*Records for this task*.
++++++++++

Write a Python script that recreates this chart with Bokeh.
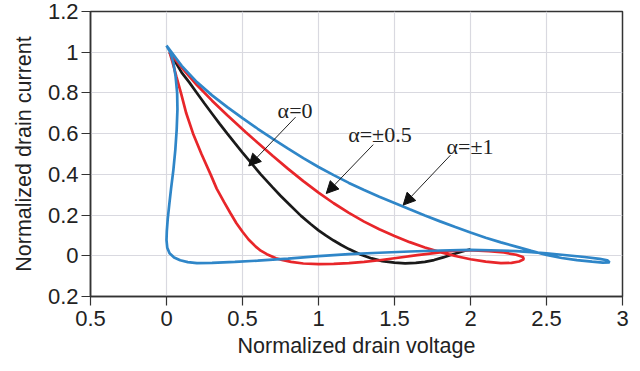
from bokeh.plotting import figure
from bokeh.models import FixedTicker, Arrow, NormalHead, Label
from bokeh.embed import file_html
from bokeh.resources import INLINE

# ---- data ----
x_ticks = [-0.5, 0, 0.5, 1, 1.5, 2, 2.5, 3]
x_tick_labels = ["0.5", "0", "0.5", "1", "1.5", "2", "2.5", "3"]
y_ticks = [-0.2, 0, 0.2, 0.4, 0.6, 0.8, 1.0, 1.2]
y_tick_labels = ["0.2", "0", "0.2", "0.4", "0.6", "0.8", "1", "1.2"]

# alpha = +-1 (blue closed loop): outer branch, right tip, return, left branch
blue_v = [0.0, 0.1, 0.2, 0.3, 0.4, 0.5, 0.6, 0.7, 0.8, 0.9, 1.0, 1.1, 1.2, 1.3, 1.4, 1.5,
          1.6, 1.7, 1.8, 1.9, 2.0, 2.1, 2.2, 2.3, 2.4, 2.5, 2.6, 2.7, 2.8, 2.87, 2.915,
          2.9, 2.85, 2.75, 2.6, 2.5, 2.4, 2.3, 2.2, 2.0, 1.8, 1.6, 1.4, 1.2, 1.0, 0.8, 0.6,
          0.45, 0.3, 0.2, 0.14, 0.09, 0.05, 0.02, 0.005, 0.0, 0.002, 0.008, 0.018, 0.03,
          0.045, 0.058, 0.067, 0.072, 0.07, 0.06, 0.045, 0.025, 0.0]
blue_i = [1.033, 0.933, 0.853, 0.788, 0.730, 0.676, 0.624, 0.574, 0.526, 0.480, 0.436, 0.396, 0.358, 0.323, 0.290, 0.259,
          0.228, 0.198, 0.169, 0.141, 0.114, 0.089, 0.066, 0.045, 0.024, 0.004, -0.011, -0.021, -0.029, -0.034, -0.033,
          -0.022, -0.015, -0.006, 0.005, 0.012, 0.018, 0.023, 0.026, 0.029, 0.026, 0.021, 0.015, 0.008, -0.002, -0.014, -0.024,
          -0.030, -0.035, -0.036, -0.031, -0.022, -0.008, 0.012, 0.04, 0.077, 0.12, 0.18, 0.25, 0.33,
          0.42, 0.52, 0.62, 0.72, 0.80, 0.88, 0.95, 1.0, 1.033]

# alpha = +-0.5 (red closed loop)
red_v = [0.02, 0.1, 0.2, 0.3, 0.4, 0.52, 0.6, 0.7, 0.8, 0.9, 1.0, 1.1, 1.2, 1.3, 1.4, 1.5, 1.6, 1.7,
         1.8, 1.9, 2.0, 2.1, 2.2, 2.27, 2.32, 2.35, 2.345, 2.3, 2.22, 2.12, 2.02, 1.94, 1.85, 1.76,
         1.65, 1.5, 1.4, 1.3, 1.2, 1.1, 1.0, 0.9, 0.82, 0.76, 0.72, 0.66, 0.62, 0.587, 0.54, 0.5,
         0.46, 0.42, 0.378, 0.33, 0.29, 0.23, 0.175, 0.13, 0.095, 0.065, 0.04, 0.02]
red_i = [1.0, 0.924, 0.839, 0.762, 0.690, 0.608, 0.555, 0.490, 0.427, 0.367, 0.310, 0.258, 0.211, 0.168, 0.130, 0.097, 0.067, 0.041,
         0.018, -0.001, -0.017, -0.029, -0.036, -0.035, -0.028, -0.017, -0.006, 0.005, 0.016, 0.023, 0.027, 0.027, 0.022, 0.013,
         0.003, -0.012, -0.022, -0.030, -0.036, -0.040, -0.041, -0.038, -0.030, -0.020, -0.012, 0.008, 0.025, 0.045, 0.08, 0.118,
         0.16, 0.21, 0.265, 0.33, 0.40, 0.50, 0.60, 0.70, 0.80, 0.88, 0.95, 1.0]

# alpha = 0 (black)
black_v = [0.02, 0.06, 0.1, 0.15, 0.2, 0.25, 0.3, 0.35, 0.4, 0.45, 0.5, 0.55, 0.62, 0.7, 0.75, 0.8,
           0.885, 0.95, 1.0, 1.05, 1.1, 1.15, 1.2, 1.28, 1.35, 1.42, 1.5, 1.57, 1.64, 1.7, 1.76, 1.82,
           1.88, 1.94, 2.0]
black_i = [1.0, 0.95, 0.9, 0.852, 0.8, 0.748, 0.698, 0.648, 0.6, 0.553, 0.507, 0.462, 0.4, 0.335, 0.295, 0.258,
           0.196, 0.155, 0.125, 0.099, 0.075, 0.053, 0.033, 0.005, -0.013, -0.026, -0.034, -0.037, -0.035, -0.03, -0.021, -0.008,
           0.006, 0.02, 0.032]

# annotations: text, text anchor, arrow start, arrow end
ann_text = ["\u03b1=0", "\u03b1=\u00b10.5", "\u03b1=\u00b11"]
ann_x = [0.731, 1.195, 1.842]
ann_y = [0.715, 0.596, 0.535]
arr_x0 = [0.849, 1.360, 1.868]
arr_y0 = [0.681, 0.546, 0.494]
arr_x1 = [0.541, 1.051, 1.557]
arr_y1 = [0.441, 0.306, 0.249]

BLUE = "#2f86c8"
RED = "#e8262a"
BLACK = "#1a1a1a"

p = figure(width=640, height=371, output_backend="svg", toolbar_location=None,
           x_range=(-0.5, 3.0), y_range=(-0.2, 1.2),
           min_border_left=90, min_border_right=18, min_border_top=11, min_border_bottom=75)
p.background_fill_color = "white"
p.border_fill_color = "white"
p.outline_line_color = "#333333"
p.outline_line_width = 1.5

p.xaxis.ticker = FixedTicker(ticks=x_ticks)
p.yaxis.ticker = FixedTicker(ticks=y_ticks)
p.xaxis.major_label_overrides = {t: l for t, l in zip(x_ticks, x_tick_labels)}
p.yaxis.major_label_overrides = {t: l for t, l in zip(y_ticks, y_tick_labels)}
p.xgrid.ticker = FixedTicker(ticks=x_ticks)
p.ygrid.ticker = FixedTicker(ticks=y_ticks)
p.grid.grid_line_color = "#d9d9e0"
p.grid.grid_line_width = 1.2

for ax in (p.xaxis, p.yaxis):
    ax.axis_line_color = "#333333"
    ax.axis_line_width = 1.5
    ax.major_tick_line_color = "#333333"
    ax.major_tick_line_width = 1.2
    ax.major_tick_out = 9
    ax.major_tick_in = 0
    ax.minor_tick_line_color = None
    ax.major_label_text_font = "Liberation Sans"
    ax.major_label_text_font_size = "22px"
    ax.major_label_text_color = "#222222"
    ax.axis_label_text_font = "Liberation Sans"
    ax.axis_label_text_font_size = "21.5px"
    ax.axis_label_text_font_style = "normal"
    ax.axis_label_text_color = "#222222"

p.xaxis.axis_label = "Normalized drain voltage"
p.yaxis.axis_label = "Normalized drain current"
p.xaxis.major_label_standoff = 5
p.yaxis.major_label_standoff = 3
p.xaxis.axis_label_standoff = 5
p.yaxis.axis_label_standoff = 9

p.line(black_v, black_i, line_color=BLACK, line_width=2.7)
p.line(red_v, red_i, line_color=RED, line_width=2.7)
p.line(blue_v, blue_i, line_color=BLUE, line_width=2.7)

for t, tx, ty, x0, y0, x1, y1 in zip(ann_text, ann_x, ann_y, arr_x0, arr_y0, arr_x1, arr_y1):
    p.add_layout(Label(x=tx, y=ty, text=t, text_font="Liberation Serif", text_font_size="22px",
                       text_color="#222222", text_baseline="alphabetic", text_align="left"))
    p.add_layout(Arrow(x_start=x0, y_start=y0, x_end=x1, y_end=y1, line_color="#222222", line_width=1,
                       end=NormalHead(size=12, fill_color="#111111", line_color="#111111", line_width=1)))

open("out.html", "w").write(file_html(p, INLINE))
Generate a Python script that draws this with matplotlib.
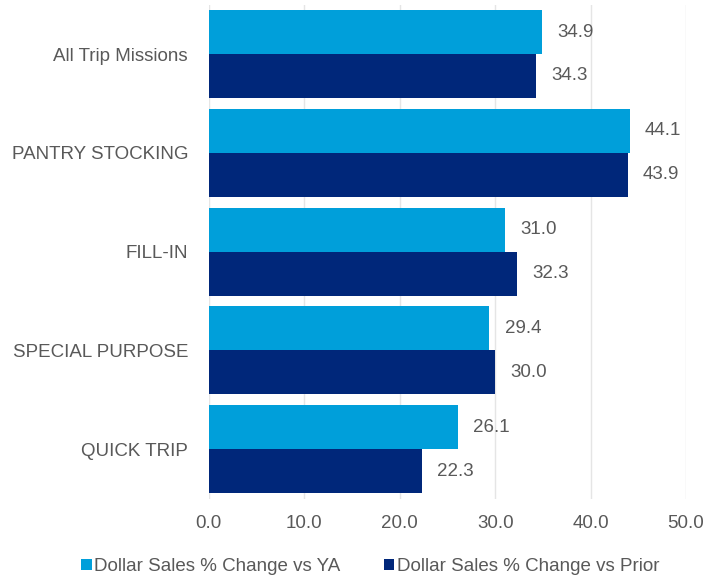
import numpy as np
import matplotlib.pyplot as plt

categories = ['All Trip Missions', 'PANTRY STOCKING', 'FILL-IN', 'SPECIAL PURPOSE', 'QUICK TRIP']
vs_ya = [34.9, 44.1, 31.0, 29.4, 26.1]
vs_prior = [34.3, 43.9, 32.3, 30.0, 22.3]
series_names = ['Dollar Sales % Change vs YA', 'Dollar Sales % Change vs Prior']
xticks = [0, 10, 20, 30, 40, 50]

plt.rcParams['font.family'] = ['Liberation Sans', 'DejaVu Sans']
gray = '#595959'
light = '#009FDA'
dark = '#00277A'
fs = 13.5

fig = plt.figure(figsize=(7.08, 5.77), dpi=100)
ax = fig.add_axes([0.295, 0.136, 0.674, 0.856])

y = np.arange(len(categories))
h = 0.445
b1 = ax.barh(y - h / 2, vs_ya, height=h, color=light, label=series_names[0], zorder=2)
b2 = ax.barh(y + h / 2, vs_prior, height=h, color=dark, label=series_names[1], zorder=2)

for bars, vals in ((b1, vs_ya), (b2, vs_prior)):
    for bar, v in zip(bars, vals):
        ax.text(v + 1.6, bar.get_y() + bar.get_height() / 2, f'{v:.1f}',
                va='center', ha='left', fontsize=fs, color=gray)

ax.set_ylim(len(categories) - 0.5, -0.5)
ax.set_xlim(0, 50)
ax.set_yticks(y)
ax.set_yticklabels(categories, fontsize=fs, color=gray)
ax.set_xticks(xticks)
ax.set_xticklabels([f'{t:.1f}' for t in xticks], fontsize=fs, color=gray)
ax.tick_params(length=0)
ax.tick_params(axis='y', pad=15)
ax.tick_params(axis='x', pad=11.5)
ax.grid(axis='x', color='#E5E5E5', linewidth=1, zorder=0)
for s in ax.spines.values():
    s.set_visible(False)

fig.legend(handles=[b1, b2], loc='center', bbox_to_anchor=(0.523, 0.018), ncol=2,
           frameon=False, fontsize=fs, labelcolor=gray, handlelength=0.55, handleheight=0.55,
           handletextpad=0.15, columnspacing=2.3, borderpad=0)

fig.savefig('out.png', dpi=100)
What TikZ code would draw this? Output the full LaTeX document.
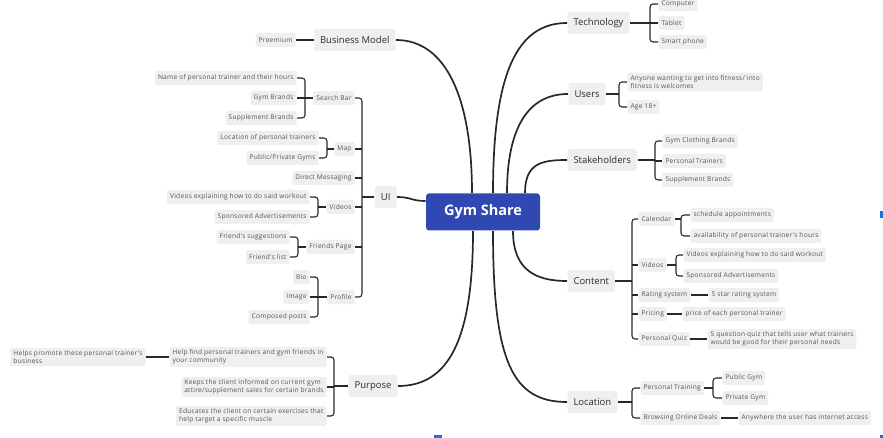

++++++++++

*Exercise aim*. Every line from the one containing "Generate a Python" to the one containing "b2 = ax.barh(y" should be output exactly, both ends included. Nothing else goes in, and no pictures either.

*Correct answer*.
Generate a Python script that draws this with matplotlib.
import numpy as np
import matplotlib.pyplot as plt

categories = ['All Trip Missions', 'PANTRY STOCKING', 'FILL-IN', 'SPECIAL PURPOSE', 'QUICK TRIP']
vs_ya = [34.9, 44.1, 31.0, 29.4, 26.1]
vs_prior = [34.3, 43.9, 32.3, 30.0, 22.3]
series_names = ['Dollar Sales % Change vs YA', 'Dollar Sales % Change vs Prior']
xticks = [0, 10, 20, 30, 40, 50]

plt.rcParams['font.family'] = ['Liberation Sans', 'DejaVu Sans']
gray = '#595959'
light = '#009FDA'
dark = '#00277A'
fs = 13.5

fig = plt.figure(figsize=(7.08, 5.77), dpi=100)
ax = fig.add_axes([0.295, 0.136, 0.674, 0.856])

y = np.arange(len(categories))
h = 0.445
b1 = ax.barh(y - h / 2, vs_ya, height=h, color=light, label=series_names[0], zorder=2)
b2 = ax.barh(y + h / 2, vs_prior, height=h, color=dark, label=series_names[1], zorder=2)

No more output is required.